Au sein même du Green party, opposé pour l’instant au moratoire, la ligne modérée du gouvernement semble contestée. « Nous sommes dans une situation d’urgence climatique et nous ne devrions pas accorder de permis de construire pour un développement qui entraverait la capacité de l’Irlande à réduire les gaz à effet de serre », s’insurge ainsi Ciaran Cuffe, député européen du parti écologiste irlandais au sujet du projet d’usine à données à Ennis. Fin octobre, déguisé en comte Dracula, le militant Eoin s’agaçait : « Que le parti écologiste lutte contre ce moratoire, c’est totalement illogique. » Il défilait avec une trentaine d’autres activistes du collectif anticapitaliste Slí Eile devant le siège dublinois de Facebook pour dénoncer le « vampirisme » qu’exercent les datas centers sur le réseau électrique. « Un projet de centre de données a obtenu une autorisation pour s’installer à Clondalkin. Il va faire augmenter la demande de gaz de 3 %. Juste ce data center ! Ils disent qu’ils vont se fournir en biogaz, mais c’est impossible, il n’y en a pas en ce moment sur le réseau. »
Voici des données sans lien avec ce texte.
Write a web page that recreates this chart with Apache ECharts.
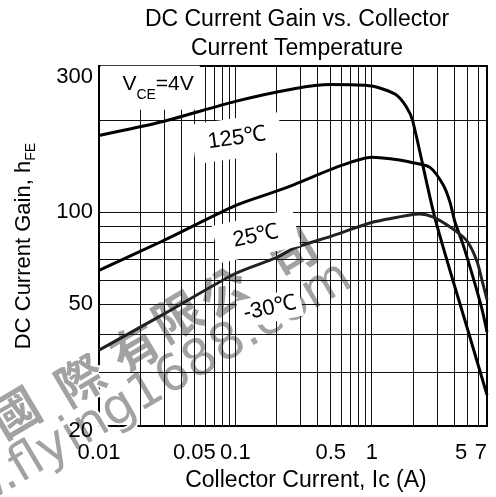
<!DOCTYPE html>
<html><head><meta charset="utf-8">
<script src="https://cdn.jsdelivr.net/npm/echarts@6/dist/echarts.min.js"></script>
<style>html,body{margin:0;padding:0;background:#fff}#c{width:496px;height:497px}</style>
</head><body><div id="c"></div>
<script>
// ---- data ----
const xTickLabels = [0.01, 0.05, 0.1, 0.5, 1, 5, 7];
const yTickLabels = [20, 50, 100, 300];
const xGridValues = [0.02,0.03,0.04,0.05,0.06,0.07,0.08,0.09,0.1,0.2,0.3,0.4,0.5,0.6,0.7,0.8,0.9,1,2,3,4,5,6];
const yGridValues = [30,40,50,60,70,80,90,100,200];

const ic125  = [0.01, 0.03, 0.1, 0.27, 0.5, 1.0, 1.5, 1.8, 2.0, 2.9, 5.25, 7];
const hfe125 = [178, 198, 230, 253, 261, 258, 242, 220, 198, 96, 39, 25.3];

const ic25  = [0.01, 0.029, 0.1, 0.2, 0.27, 0.6, 1.0, 1.6, 2.0, 2.67, 3.33, 3.74, 4.07, 4.66, 5.52, 6.43, 7];
const hfe25 = [64.5, 80.3, 105, 117, 123, 142, 151, 148, 145, 140, 123, 108, 93, 78.6, 61.4, 48.2, 40.6];

const icM30  = [0.01, 0.03, 0.1, 0.2, 0.27, 0.5, 1.0, 1.9, 2.25, 2.8, 3.9, 5.0, 5.9, 6.5, 7];
const hfeM30 = [35.4, 46.5, 63, 71, 76.3, 83.3, 92.5, 97.8, 98.5, 96.4, 88.3, 80.4, 69.2, 58.8, 51.8];

const curveNames = ['125℃', '25℃', '-30℃'];

const FONT = 'Liberation Sans, Arial, sans-serif';
const zip = (a, b) => a.map((v, i) => [v, b[i]]);
const fmt = v => {
  const s = String(parseFloat(Number(v).toPrecision(3)));
  if (s === '5') return '{l|5}';
  if (s === '20') return '{d|20}';
  return s;
};

const chart = echarts.init(document.getElementById('c'), null, {renderer: 'canvas'});

const gridLines = xGridValues.map(v => ({xAxis: v})).concat(yGridValues.map(v => ({yAxis: v})));

const subRich = {
  m: {fontSize: 21, fontFamily: FONT, color: '#000', lineHeight: 24, verticalAlign: 'top'},
  s: {fontSize: 14, fontFamily: FONT, color: '#000', lineHeight: 28, verticalAlign: 'bottom'}
};

function boxLabel(text, rotate, padding) {
  return {
    show: true, formatter: text, rotate: rotate, color: '#000',
    fontSize: 22, fontFamily: FONT, backgroundColor: '#fff', padding: padding,
    rich: subRich
  };
}

const lineStyleCurve = {color: '#000', width: 3};
const wm = {fill: '#a2a2a2', stroke: '#fff', lineWidth: 4};
const wmChars = ['國','際','有','限','公','司'];
const wmPos = [[15,412],[80,380],[135,348],[177,316],[224,292],[292,252]];

const option = {
  animation: false,
  backgroundColor: '#fff',
  title: {
    text: 'DC Current Gain vs. Collector\nCurrent Temperature',
    left: 297, top: 5, textAlign: 'center', padding: 0,
    textStyle: {fontSize: 23, fontWeight: 'normal', color: '#000', fontFamily: FONT, lineHeight: 29}
  },
  grid: {left: 99, right: 9, top: 66, bottom: 67, show: true, borderColor: '#000', borderWidth: 2, backgroundColor: '#fff'},
  xAxis: {
    type: 'log', logBase: 10, min: 0.01, max: 7,
    name: 'Collector Current, Ic (A)', nameLocation: 'middle', nameGap: 39,
    nameTextStyle: {fontSize: 23, color: '#000', fontFamily: FONT, padding: [0, 0, 0, 26]},
    axisLine: {show: false}, axisTick: {show: false}, splitLine: {show: false}, minorSplitLine: {show: false},
    axisLabel: {customValues: xTickLabels, formatter: fmt, fontSize: 22, color: '#000', fontFamily: FONT, margin: 16, alignMaxLabel: 'right',
      rich: {l: {fontSize: 22, fontFamily: FONT, color: '#000', padding: [0, 12, 0, 0]}}}
  },
  yAxis: {
    type: 'log', logBase: 10, min: 20, max: 300,
    name: 'DC Current Gain, h{s|FE}', nameLocation: 'middle', nameGap: 61, nameRotate: 90,
    nameTextStyle: {fontSize: 22, color: '#000', fontFamily: FONT,
      rich: {s: {fontSize: 14, fontFamily: FONT, color: '#000', lineHeight: 28, verticalAlign: 'bottom'}}},
    axisLine: {show: false}, axisTick: {show: false}, splitLine: {show: false}, minorSplitLine: {show: false},
    axisLabel: {customValues: yTickLabels, formatter: fmt, fontSize: 22, color: '#000', fontFamily: FONT, margin: 6, verticalAlignMaxLabel: 'top',
      rich: {d: {fontSize: 22, fontFamily: FONT, color: '#000', padding: [10, 0, 0, 0]}}}
  },
  graphic: [
    {type: 'group', z: 1.5, silent: true, children:
      wmChars.map((ch, i) => ({
        type: 'text', x: wmPos[i][0], y: wmPos[i][1], rotation: 0.535,
        style: Object.assign({text: ch, fontSize: 48, fontWeight: 'bold', fontFamily: 'Noto Sans CJK TC', align: 'center', verticalAlign: 'middle'}, wm)
      })).concat([{
        type: 'text', x: 348, y: 274, rotation: 0.535,
        style: Object.assign({text: 'www.flying1688.com', fontSize: 50, fontFamily: 'DejaVu Sans', align: 'right', verticalAlign: 'middle'}, wm)
      }])
    }
  ],
  series: [
    {
      name: curveNames[0], type: 'line', data: zip(ic125, hfe125), showSymbol: false, smooth: 0.25,
      lineStyle: lineStyleCurve, z: 3,
      markLine: {silent: true, z: 1, symbol: ['none', 'none'], label: {show: false}, emphasis: {disabled: true},
        lineStyle: {color: '#111', width: 1, type: 'solid'}, data: gridLines},
      markPoint: {silent: true, z: 10, symbol: 'circle', symbolSize: 1, itemStyle: {color: 'rgba(0,0,0,0)'},
        data: [
          {coord: [0.0237, 254.7], label: boxLabel('{m|V}{s|CE}{m|=4V}', 0, [8, 6, 8, 22])},
          {coord: [0.1027, 174.3], label: boxLabel(curveNames[0], 8, [9, 15])},
          {coord: [0.1416, 83.5], label: boxLabel(curveNames[1], 12, [8, 18])},
          {coord: [0.1793, 48.5], label: boxLabel(curveNames[2], 12, [3, 5])}
        ]}
    },
    {name: curveNames[1], type: 'line', data: zip(ic25, hfe25), showSymbol: false, smooth: 0.25, lineStyle: lineStyleCurve, z: 3},
    {name: curveNames[2], type: 'line', data: zip(icM30, hfeM30), showSymbol: false, smooth: 0.25, lineStyle: {color: '#222', width: 3}, z: 3}
  ]
};
chart.setOption(option);
</script>
</body></html>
Un constat que partage Barry Mc Mullin, professeur à l’École de génie électronique à l’université de Dublin. Si le développement des centres de données n’est pas limité, au moins temporairement, alors, « pour éviter ces baisses de tension et ces pannes, nous finirons par renforcer les capacités de production et d’exploitation des combustibles fossiles ». En contradiction avec les objectifs que s’est fixés la République d’Irlande de réduire de 51 % ses émissions de carbone d’ici 2030.

L’idylle de l’Irlande et des Gafam

Chez les professionnels de la donnée, l’ambiance est malgré tout au beau fixe. Dans un discours face à des sociétés du secteur, Garry Connoly, le fondateur de Host in Ireland, était triomphant. « Si vous lisez la presse internationale, vous vous dites “non, je ne veux pas faire partie de cette industrie”. Mais, les deux sujets les plus importants de cette décennie seront la décarbonation et la digitalisation. Vous ne pouvez pas décarboner la planète sans utiliser la digitalisation. Les centres de données sont fondamentaux pour cela. Cette industrie ne fait que débuter. Par rapport à 2030, nous n’avons aujourd’hui que 4 % des données dont nous aurons besoin pour réaliser ce que nous devrons faire en 2030. C’est une industrie en pleine expansion ! » s’enthousiasmait le lobbyiste.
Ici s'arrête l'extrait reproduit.